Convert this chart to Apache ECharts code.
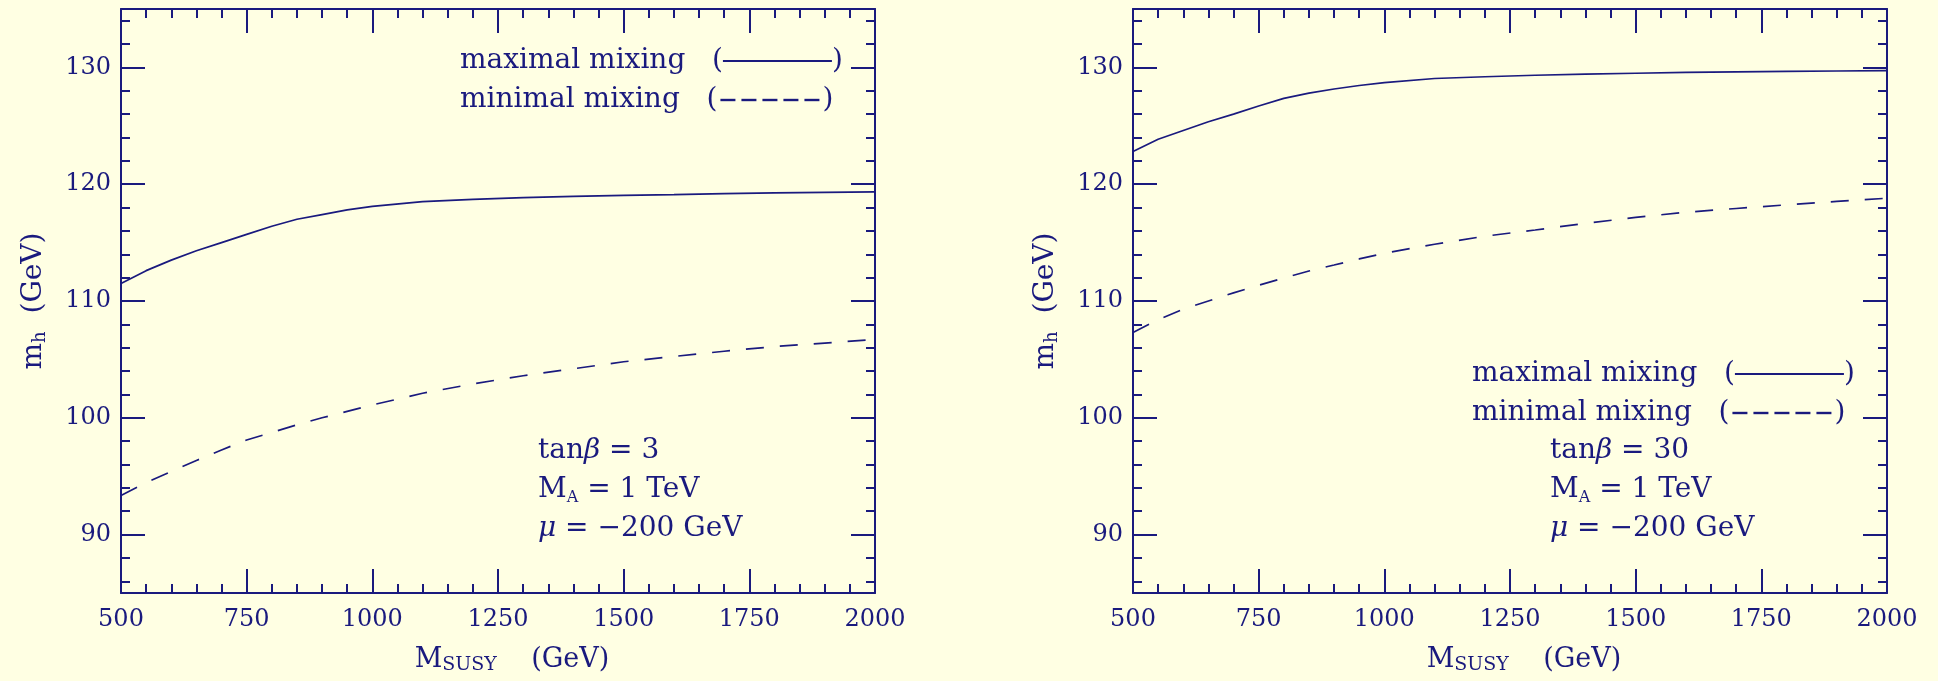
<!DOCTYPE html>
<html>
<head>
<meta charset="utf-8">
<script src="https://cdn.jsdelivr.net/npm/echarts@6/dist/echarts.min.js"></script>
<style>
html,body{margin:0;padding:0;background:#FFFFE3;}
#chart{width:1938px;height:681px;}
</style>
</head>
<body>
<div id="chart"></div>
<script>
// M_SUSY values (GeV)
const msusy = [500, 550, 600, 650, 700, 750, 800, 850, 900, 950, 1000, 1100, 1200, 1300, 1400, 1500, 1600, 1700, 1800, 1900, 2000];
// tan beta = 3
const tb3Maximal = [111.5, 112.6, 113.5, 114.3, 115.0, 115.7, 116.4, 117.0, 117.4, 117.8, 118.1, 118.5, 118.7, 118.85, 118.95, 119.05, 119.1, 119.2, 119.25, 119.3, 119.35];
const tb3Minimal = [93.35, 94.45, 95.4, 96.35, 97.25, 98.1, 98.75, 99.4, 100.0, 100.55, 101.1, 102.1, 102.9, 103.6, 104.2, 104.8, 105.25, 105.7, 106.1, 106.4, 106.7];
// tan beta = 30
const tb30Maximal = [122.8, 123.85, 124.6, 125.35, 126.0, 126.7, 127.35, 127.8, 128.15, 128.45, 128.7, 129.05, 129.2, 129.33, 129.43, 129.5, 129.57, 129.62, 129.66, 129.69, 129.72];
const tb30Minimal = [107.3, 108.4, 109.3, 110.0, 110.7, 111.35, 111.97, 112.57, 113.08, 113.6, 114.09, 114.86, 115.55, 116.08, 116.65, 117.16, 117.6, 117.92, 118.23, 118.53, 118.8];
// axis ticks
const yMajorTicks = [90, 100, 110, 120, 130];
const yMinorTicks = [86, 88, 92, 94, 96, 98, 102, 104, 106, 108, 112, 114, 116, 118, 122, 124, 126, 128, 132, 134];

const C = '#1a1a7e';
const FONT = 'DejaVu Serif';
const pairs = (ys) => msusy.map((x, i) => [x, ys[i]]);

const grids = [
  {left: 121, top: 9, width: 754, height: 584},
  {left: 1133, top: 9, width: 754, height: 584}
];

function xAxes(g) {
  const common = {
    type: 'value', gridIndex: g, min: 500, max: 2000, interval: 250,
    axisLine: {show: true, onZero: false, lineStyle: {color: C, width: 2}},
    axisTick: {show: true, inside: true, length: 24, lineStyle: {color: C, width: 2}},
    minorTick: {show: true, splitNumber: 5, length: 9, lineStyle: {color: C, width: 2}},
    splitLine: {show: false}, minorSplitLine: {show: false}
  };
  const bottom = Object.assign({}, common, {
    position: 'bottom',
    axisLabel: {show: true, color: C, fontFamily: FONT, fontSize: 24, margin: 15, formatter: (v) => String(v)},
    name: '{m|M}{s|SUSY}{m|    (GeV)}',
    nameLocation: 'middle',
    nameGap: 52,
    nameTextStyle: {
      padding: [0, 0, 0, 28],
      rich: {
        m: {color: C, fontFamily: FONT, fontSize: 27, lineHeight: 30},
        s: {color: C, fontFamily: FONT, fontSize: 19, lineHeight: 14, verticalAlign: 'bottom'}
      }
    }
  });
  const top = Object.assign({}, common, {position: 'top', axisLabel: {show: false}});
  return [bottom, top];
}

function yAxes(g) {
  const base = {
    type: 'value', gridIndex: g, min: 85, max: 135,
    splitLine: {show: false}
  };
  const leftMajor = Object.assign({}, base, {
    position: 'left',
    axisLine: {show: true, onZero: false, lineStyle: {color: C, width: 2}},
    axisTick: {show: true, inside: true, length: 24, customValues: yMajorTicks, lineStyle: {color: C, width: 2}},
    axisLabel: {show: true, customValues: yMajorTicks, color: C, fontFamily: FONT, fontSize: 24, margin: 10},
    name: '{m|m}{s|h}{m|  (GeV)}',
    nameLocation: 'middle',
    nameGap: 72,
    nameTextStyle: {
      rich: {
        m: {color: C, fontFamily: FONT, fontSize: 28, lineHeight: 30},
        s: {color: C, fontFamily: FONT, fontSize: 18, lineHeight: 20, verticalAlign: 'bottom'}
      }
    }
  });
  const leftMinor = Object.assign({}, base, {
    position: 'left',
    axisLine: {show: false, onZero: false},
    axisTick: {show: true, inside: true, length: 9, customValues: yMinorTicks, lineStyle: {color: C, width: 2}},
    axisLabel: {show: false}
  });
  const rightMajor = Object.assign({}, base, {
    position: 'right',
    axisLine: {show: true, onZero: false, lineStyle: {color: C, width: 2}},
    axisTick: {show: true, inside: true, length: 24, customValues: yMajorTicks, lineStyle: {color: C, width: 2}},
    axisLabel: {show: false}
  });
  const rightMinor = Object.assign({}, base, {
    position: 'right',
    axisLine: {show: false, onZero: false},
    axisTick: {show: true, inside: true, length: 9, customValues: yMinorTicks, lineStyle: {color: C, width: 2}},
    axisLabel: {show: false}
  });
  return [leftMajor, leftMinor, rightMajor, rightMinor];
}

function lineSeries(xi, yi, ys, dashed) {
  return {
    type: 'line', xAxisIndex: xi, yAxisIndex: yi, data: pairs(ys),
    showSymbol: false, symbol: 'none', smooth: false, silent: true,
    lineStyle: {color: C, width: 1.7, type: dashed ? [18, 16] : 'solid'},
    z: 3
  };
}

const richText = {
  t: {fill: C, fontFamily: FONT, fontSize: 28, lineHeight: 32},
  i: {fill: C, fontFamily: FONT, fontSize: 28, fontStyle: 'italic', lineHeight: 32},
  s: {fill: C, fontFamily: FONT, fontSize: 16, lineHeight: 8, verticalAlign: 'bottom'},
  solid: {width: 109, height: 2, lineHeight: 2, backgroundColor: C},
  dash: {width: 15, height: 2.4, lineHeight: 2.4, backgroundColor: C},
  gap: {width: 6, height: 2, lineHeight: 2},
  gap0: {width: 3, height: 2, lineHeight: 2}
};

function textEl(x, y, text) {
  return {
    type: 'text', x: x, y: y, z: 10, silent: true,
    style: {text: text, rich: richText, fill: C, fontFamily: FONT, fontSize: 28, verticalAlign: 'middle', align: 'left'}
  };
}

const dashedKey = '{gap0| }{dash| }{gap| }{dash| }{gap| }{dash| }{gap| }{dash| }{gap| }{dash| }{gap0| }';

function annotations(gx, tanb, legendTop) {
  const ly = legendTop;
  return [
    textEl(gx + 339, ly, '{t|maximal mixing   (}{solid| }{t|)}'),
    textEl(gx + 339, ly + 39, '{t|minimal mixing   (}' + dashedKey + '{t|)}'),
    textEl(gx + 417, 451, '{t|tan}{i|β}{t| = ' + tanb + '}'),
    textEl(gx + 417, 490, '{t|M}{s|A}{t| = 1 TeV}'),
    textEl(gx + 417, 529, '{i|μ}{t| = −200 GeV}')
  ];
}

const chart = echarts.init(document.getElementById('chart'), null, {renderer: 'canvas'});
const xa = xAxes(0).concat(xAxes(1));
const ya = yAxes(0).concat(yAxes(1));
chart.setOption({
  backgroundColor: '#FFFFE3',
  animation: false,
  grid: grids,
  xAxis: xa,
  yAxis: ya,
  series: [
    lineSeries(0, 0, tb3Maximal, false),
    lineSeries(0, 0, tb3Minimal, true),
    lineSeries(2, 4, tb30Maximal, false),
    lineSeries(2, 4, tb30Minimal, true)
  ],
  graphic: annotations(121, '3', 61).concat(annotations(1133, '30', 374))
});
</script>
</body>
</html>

**What the task requires**
Repeat the data exactly in full, omitting its pictures.

**The result**
Convert this chart to Apache ECharts code.
<!DOCTYPE html>
<html>
<head>
<meta charset="utf-8">
<script src="https://cdn.jsdelivr.net/npm/echarts@6/dist/echarts.min.js"></script>
<style>
html,body{margin:0;padding:0;background:#FFFFE3;}
#chart{width:1938px;height:681px;}
</style>
</head>
<body>
<div id="chart"></div>
<script>
// M_SUSY values (GeV)
const msusy = [500, 550, 600, 650, 700, 750, 800, 850, 900, 950, 1000, 1100, 1200, 1300, 1400, 1500, 1600, 1700, 1800, 1900, 2000];
// tan beta = 3
const tb3Maximal = [111.5, 112.6, 113.5, 114.3, 115.0, 115.7, 116.4, 117.0, 117.4, 117.8, 118.1, 118.5, 118.7, 118.85, 118.95, 119.05, 119.1, 119.2, 119.25, 119.3, 119.35];
const tb3Minimal = [93.35, 94.45, 95.4, 96.35, 97.25, 98.1, 98.75, 99.4, 100.0, 100.55, 101.1, 102.1, 102.9, 103.6, 104.2, 104.8, 105.25, 105.7, 106.1, 106.4, 106.7];
// tan beta = 30
const tb30Maximal = [122.8, 123.85, 124.6, 125.35, 126.0, 126.7, 127.35, 127.8, 128.15, 128.45, 128.7, 129.05, 129.2, 129.33, 129.43, 129.5, 129.57, 129.62, 129.66, 129.69, 129.72];
const tb30Minimal = [107.3, 108.4, 109.3, 110.0, 110.7, 111.35, 111.97, 112.57, 113.08, 113.6, 114.09, 114.86, 115.55, 116.08, 116.65, 117.16, 117.6, 117.92, 118.23, 118.53, 118.8];
// axis ticks
const yMajorTicks = [90, 100, 110, 120, 130];
const yMinorTicks = [86, 88, 92, 94, 96, 98, 102, 104, 106, 108, 112, 114, 116, 118, 122, 124, 126, 128, 132, 134];

const C = '#1a1a7e';
const FONT = 'DejaVu Serif';
const pairs = (ys) => msusy.map((x, i) => [x, ys[i]]);

const grids = [
  {left: 121, top: 9, width: 754, height: 584},
  {left: 1133, top: 9, width: 754, height: 584}
];

function xAxes(g) {
  const common = {
    type: 'value', gridIndex: g, min: 500, max: 2000, interval: 250,
    axisLine: {show: true, onZero: false, lineStyle: {color: C, width: 2}},
    axisTick: {show: true, inside: true, length: 24, lineStyle: {color: C, width: 2}},
    minorTick: {show: true, splitNumber: 5, length: 9, lineStyle: {color: C, width: 2}},
    splitLine: {show: false}, minorSplitLine: {show: false}
  };
  const bottom = Object.assign({}, common, {
    position: 'bottom',
    axisLabel: {show: true, color: C, fontFamily: FONT, fontSize: 24, margin: 15, formatter: (v) => String(v)},
    name: '{m|M}{s|SUSY}{m|    (GeV)}',
    nameLocation: 'middle',
    nameGap: 52,
    nameTextStyle: {
      padding: [0, 0, 0, 28],
      rich: {
        m: {color: C, fontFamily: FONT, fontSize: 27, lineHeight: 30},
        s: {color: C, fontFamily: FONT, fontSize: 19, lineHeight: 14, verticalAlign: 'bottom'}
      }
    }
  });
  const top = Object.assign({}, common, {position: 'top', axisLabel: {show: false}});
  return [bottom, top];
}

function yAxes(g) {
  const base = {
    type: 'value', gridIndex: g, min: 85, max: 135,
    splitLine: {show: false}
  };
  const leftMajor = Object.assign({}, base, {
    position: 'left',
    axisLine: {show: true, onZero: false, lineStyle: {color: C, width: 2}},
    axisTick: {show: true, inside: true, length: 24, customValues: yMajorTicks, lineStyle: {color: C, width: 2}},
    axisLabel: {show: true, customValues: yMajorTicks, color: C, fontFamily: FONT, fontSize: 24, margin: 10},
    name: '{m|m}{s|h}{m|  (GeV)}',
    nameLocation: 'middle',
    nameGap: 72,
    nameTextStyle: {
      rich: {
        m: {color: C, fontFamily: FONT, fontSize: 28, lineHeight: 30},
        s: {color: C, fontFamily: FONT, fontSize: 18, lineHeight: 20, verticalAlign: 'bottom'}
      }
    }
  });
  const leftMinor = Object.assign({}, base, {
    position: 'left',
    axisLine: {show: false, onZero: false},
    axisTick: {show: true, inside: true, length: 9, customValues: yMinorTicks, lineStyle: {color: C, width: 2}},
    axisLabel: {show: false}
  });
  const rightMajor = Object.assign({}, base, {
    position: 'right',
    axisLine: {show: true, onZero: false, lineStyle: {color: C, width: 2}},
    axisTick: {show: true, inside: true, length: 24, customValues: yMajorTicks, lineStyle: {color: C, width: 2}},
    axisLabel: {show: false}
  });
  const rightMinor = Object.assign({}, base, {
    position: 'right',
    axisLine: {show: false, onZero: false},
    axisTick: {show: true, inside: true, length: 9, customValues: yMinorTicks, lineStyle: {color: C, width: 2}},
    axisLabel: {show: false}
  });
  return [leftMajor, leftMinor, rightMajor, rightMinor];
}

function lineSeries(xi, yi, ys, dashed) {
  return {
    type: 'line', xAxisIndex: xi, yAxisIndex: yi, data: pairs(ys),
    showSymbol: false, symbol: 'none', smooth: false, silent: true,
    lineStyle: {color: C, width: 1.7, type: dashed ? [18, 16] : 'solid'},
    z: 3
  };
}

const richText = {
  t: {fill: C, fontFamily: FONT, fontSize: 28, lineHeight: 32},
  i: {fill: C, fontFamily: FONT, fontSize: 28, fontStyle: 'italic', lineHeight: 32},
  s: {fill: C, fontFamily: FONT, fontSize: 16, lineHeight: 8, verticalAlign: 'bottom'},
  solid: {width: 109, height: 2, lineHeight: 2, backgroundColor: C},
  dash: {width: 15, height: 2.4, lineHeight: 2.4, backgroundColor: C},
  gap: {width: 6, height: 2, lineHeight: 2},
  gap0: {width: 3, height: 2, lineHeight: 2}
};

function textEl(x, y, text) {
  return {
    type: 'text', x: x, y: y, z: 10, silent: true,
    style: {text: text, rich: richText, fill: C, fontFamily: FONT, fontSize: 28, verticalAlign: 'middle', align: 'left'}
  };
}

const dashedKey = '{gap0| }{dash| }{gap| }{dash| }{gap| }{dash| }{gap| }{dash| }{gap| }{dash| }{gap0| }';

function annotations(gx, tanb, legendTop) {
  const ly = legendTop;
  return [
    textEl(gx + 339, ly, '{t|maximal mixing   (}{solid| }{t|)}'),
    textEl(gx + 339, ly + 39, '{t|minimal mixing   (}' + dashedKey + '{t|)}'),
    textEl(gx + 417, 451, '{t|tan}{i|β}{t| = ' + tanb + '}'),
    textEl(gx + 417, 490, '{t|M}{s|A}{t| = 1 TeV}'),
    textEl(gx + 417, 529, '{i|μ}{t| = −200 GeV}')
  ];
}

const chart = echarts.init(document.getElementById('chart'), null, {renderer: 'canvas'});
const xa = xAxes(0).concat(xAxes(1));
const ya = yAxes(0).concat(yAxes(1));
chart.setOption({
  backgroundColor: '#FFFFE3',
  animation: false,
  grid: grids,
  xAxis: xa,
  yAxis: ya,
  series: [
    lineSeries(0, 0, tb3Maximal, false),
    lineSeries(0, 0, tb3Minimal, true),
    lineSeries(2, 4, tb30Maximal, false),
    lineSeries(2, 4, tb30Minimal, true)
  ],
  graphic: annotations(121, '3', 61).concat(annotations(1133, '30', 374))
});
</script>
</body>
</html>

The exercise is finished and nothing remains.